Faith in the Shadows
Finding Christ in the Midst of Doubt
WHO: Austin Fischer, lead pastor at Vista Community Church in Temple, Texas.
HE SAYS: “I cannot definitely prove Christ is the truth, but I do know he is beautiful—so beautiful I would rather be wrong about him than right about everything else.”
THE BIG IDEA: By looking into common questions people have about Christianity, this book empathizes with those struggling with doubts and affirms the possibility of faith alongside doubt.
Through 13 chapters, the author tackles the complicated subject of doubt and faith by honestly discussing questions he and many others have had about Christianity, including hell, science, God’s apparent silence and more.

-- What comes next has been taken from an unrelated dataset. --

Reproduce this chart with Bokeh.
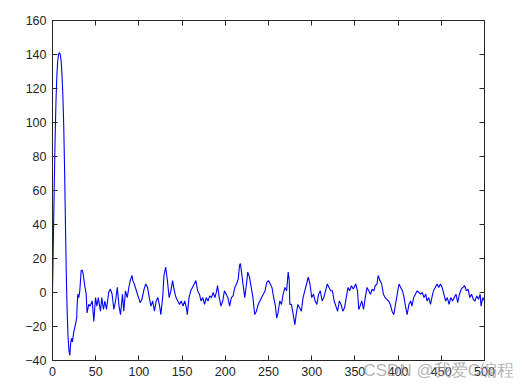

This book contends that doubt is no reason to leave the faith; instead, it is an invitation to a more honest faith that more fully trusts God.
“I would love invincible certainty, but I don’t ask for it anymore. Instead, I ask for wonder. Wonder keeps my senses sharp, my heart open, my spirit nimble. Wonder and faith need each other. When our inner cynic taunts the unbelievability of our faith, wonder reminds us that life is unbelievable.”
A CONVERSATION WITH AUSTIN FISCHER
What role does doubt play in our faith and lives?
The experience of doubt is an inescapable part of the experience of faith, and yet we often struggle to faithfully experience our doubt. On the one hand, we are ashamed of our doubts and taught doubts are damning. On the other hand, we are proud of our doubts and indulge in an avant-garde skepticism that metastasizes into an anemic faith or indifferent agnosticism.
Why did you decide to address the topic of doubt?
I think Christian faith teaches us to be faithful with (not ashamed or proud of) our doubts by being honest with our doubts. I wrote this book because we need to be unflinching and ruthless in our appraisal of how deep our doubts can run, but also steadfast in our belief that Jesus is the embodiment of all that is true, good, and beautiful. I wrote this book for people who want to find that middle way between phony certitude and indifferent agnosticism.
How is this book a fresh approach to the topic of doubt?
We can only be faithful with our doubts by being honest about our doubts. Per my comment above, I think this approach is somewhat distinctive in the sense that many works of apologetics seem to be written by people who have either never doubted or never doubt anymore. They are red meat for the already convinced. So I think this is a very honest book, written in the belief that doubts honestly confessed and considered can be a means to faith and not an obstacle to faith.